Problem description:
Transcribe the data that follows precisely, omitting nothing.

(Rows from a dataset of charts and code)
+===+
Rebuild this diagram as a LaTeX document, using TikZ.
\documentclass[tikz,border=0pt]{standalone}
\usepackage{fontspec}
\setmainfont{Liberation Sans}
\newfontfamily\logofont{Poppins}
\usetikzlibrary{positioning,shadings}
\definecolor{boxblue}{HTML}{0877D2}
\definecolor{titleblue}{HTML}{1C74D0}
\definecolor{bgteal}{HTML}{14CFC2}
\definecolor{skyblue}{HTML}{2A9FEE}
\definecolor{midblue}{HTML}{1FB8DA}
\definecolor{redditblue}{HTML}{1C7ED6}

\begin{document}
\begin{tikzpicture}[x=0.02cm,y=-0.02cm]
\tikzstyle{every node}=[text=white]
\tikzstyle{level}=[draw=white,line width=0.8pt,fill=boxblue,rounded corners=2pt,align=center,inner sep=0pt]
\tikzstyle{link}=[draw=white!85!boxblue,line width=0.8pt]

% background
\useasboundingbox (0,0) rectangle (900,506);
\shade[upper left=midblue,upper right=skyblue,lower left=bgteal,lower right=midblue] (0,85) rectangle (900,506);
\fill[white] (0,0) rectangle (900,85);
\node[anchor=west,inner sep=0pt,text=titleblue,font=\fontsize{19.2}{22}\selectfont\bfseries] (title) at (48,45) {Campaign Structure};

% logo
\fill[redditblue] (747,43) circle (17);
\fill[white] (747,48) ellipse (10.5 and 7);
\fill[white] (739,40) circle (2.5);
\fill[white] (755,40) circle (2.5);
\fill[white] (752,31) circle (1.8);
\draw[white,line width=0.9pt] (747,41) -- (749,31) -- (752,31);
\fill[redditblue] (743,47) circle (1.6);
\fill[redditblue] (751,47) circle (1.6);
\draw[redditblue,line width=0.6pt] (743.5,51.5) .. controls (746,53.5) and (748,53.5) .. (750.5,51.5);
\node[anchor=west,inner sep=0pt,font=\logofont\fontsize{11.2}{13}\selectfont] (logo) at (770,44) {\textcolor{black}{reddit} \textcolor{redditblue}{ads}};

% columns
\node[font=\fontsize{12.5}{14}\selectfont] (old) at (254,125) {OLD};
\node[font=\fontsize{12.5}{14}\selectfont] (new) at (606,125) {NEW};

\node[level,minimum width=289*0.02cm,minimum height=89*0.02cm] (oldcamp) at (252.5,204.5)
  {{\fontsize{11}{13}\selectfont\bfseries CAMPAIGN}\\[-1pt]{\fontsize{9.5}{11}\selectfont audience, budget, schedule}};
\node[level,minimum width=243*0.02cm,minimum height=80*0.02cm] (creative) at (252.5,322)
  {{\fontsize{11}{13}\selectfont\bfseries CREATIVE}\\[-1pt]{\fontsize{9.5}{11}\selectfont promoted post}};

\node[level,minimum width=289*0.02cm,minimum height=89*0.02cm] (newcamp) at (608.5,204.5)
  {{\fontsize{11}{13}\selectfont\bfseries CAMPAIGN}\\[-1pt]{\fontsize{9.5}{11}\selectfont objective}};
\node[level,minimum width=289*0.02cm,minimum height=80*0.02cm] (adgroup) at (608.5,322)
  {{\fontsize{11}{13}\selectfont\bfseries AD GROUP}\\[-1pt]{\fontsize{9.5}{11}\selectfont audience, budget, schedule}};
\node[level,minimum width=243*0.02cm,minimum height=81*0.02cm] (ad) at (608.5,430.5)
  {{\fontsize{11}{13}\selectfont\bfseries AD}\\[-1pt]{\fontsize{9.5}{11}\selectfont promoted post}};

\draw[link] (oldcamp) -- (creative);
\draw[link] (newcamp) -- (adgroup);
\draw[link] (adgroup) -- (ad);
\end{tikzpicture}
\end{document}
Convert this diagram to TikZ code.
+===+
Full output:
Rebuild this diagram as a LaTeX document, using TikZ.
\documentclass[tikz,border=0pt]{standalone}
\usepackage{fontspec}
\setmainfont{Liberation Sans}
\newfontfamily\logofont{Poppins}
\usetikzlibrary{positioning,shadings}
\definecolor{boxblue}{HTML}{0877D2}
\definecolor{titleblue}{HTML}{1C74D0}
\definecolor{bgteal}{HTML}{14CFC2}
\definecolor{skyblue}{HTML}{2A9FEE}
\definecolor{midblue}{HTML}{1FB8DA}
\definecolor{redditblue}{HTML}{1C7ED6}

\begin{document}
\begin{tikzpicture}[x=0.02cm,y=-0.02cm]
\tikzstyle{every node}=[text=white]
\tikzstyle{level}=[draw=white,line width=0.8pt,fill=boxblue,rounded corners=2pt,align=center,inner sep=0pt]
\tikzstyle{link}=[draw=white!85!boxblue,line width=0.8pt]

% background
\useasboundingbox (0,0) rectangle (900,506);
\shade[upper left=midblue,upper right=skyblue,lower left=bgteal,lower right=midblue] (0,85) rectangle (900,506);
\fill[white] (0,0) rectangle (900,85);
\node[anchor=west,inner sep=0pt,text=titleblue,font=\fontsize{19.2}{22}\selectfont\bfseries] (title) at (48,45) {Campaign Structure};

% logo
\fill[redditblue] (747,43) circle (17);
\fill[white] (747,48) ellipse (10.5 and 7);
\fill[white] (739,40) circle (2.5);
\fill[white] (755,40) circle (2.5);
\fill[white] (752,31) circle (1.8);
\draw[white,line width=0.9pt] (747,41) -- (749,31) -- (752,31);
\fill[redditblue] (743,47) circle (1.6);
\fill[redditblue] (751,47) circle (1.6);
\draw[redditblue,line width=0.6pt] (743.5,51.5) .. controls (746,53.5) and (748,53.5) .. (750.5,51.5);
\node[anchor=west,inner sep=0pt,font=\logofont\fontsize{11.2}{13}\selectfont] (logo) at (770,44) {\textcolor{black}{reddit} \textcolor{redditblue}{ads}};

% columns
\node[font=\fontsize{12.5}{14}\selectfont] (old) at (254,125) {OLD};
\node[font=\fontsize{12.5}{14}\selectfont] (new) at (606,125) {NEW};

\node[level,minimum width=289*0.02cm,minimum height=89*0.02cm] (oldcamp) at (252.5,204.5)
  {{\fontsize{11}{13}\selectfont\bfseries CAMPAIGN}\\[-1pt]{\fontsize{9.5}{11}\selectfont audience, budget, schedule}};
\node[level,minimum width=243*0.02cm,minimum height=80*0.02cm] (creative) at (252.5,322)
  {{\fontsize{11}{13}\selectfont\bfseries CREATIVE}\\[-1pt]{\fontsize{9.5}{11}\selectfont promoted post}};

\node[level,minimum width=289*0.02cm,minimum height=89*0.02cm] (newcamp) at (608.5,204.5)
  {{\fontsize{11}{13}\selectfont\bfseries CAMPAIGN}\\[-1pt]{\fontsize{9.5}{11}\selectfont objective}};
\node[level,minimum width=289*0.02cm,minimum height=80*0.02cm] (adgroup) at (608.5,322)
  {{\fontsize{11}{13}\selectfont\bfseries AD GROUP}\\[-1pt]{\fontsize{9.5}{11}\selectfont audience, budget, schedule}};
\node[level,minimum width=243*0.02cm,minimum height=81*0.02cm] (ad) at (608.5,430.5)
  {{\fontsize{11}{13}\selectfont\bfseries AD}\\[-1pt]{\fontsize{9.5}{11}\selectfont promoted post}};

\draw[link] (oldcamp) -- (creative);
\draw[link] (newcamp) -- (adgroup);
\draw[link] (adgroup) -- (ad);
\end{tikzpicture}
\end{document}
Convert this diagram to TikZ code.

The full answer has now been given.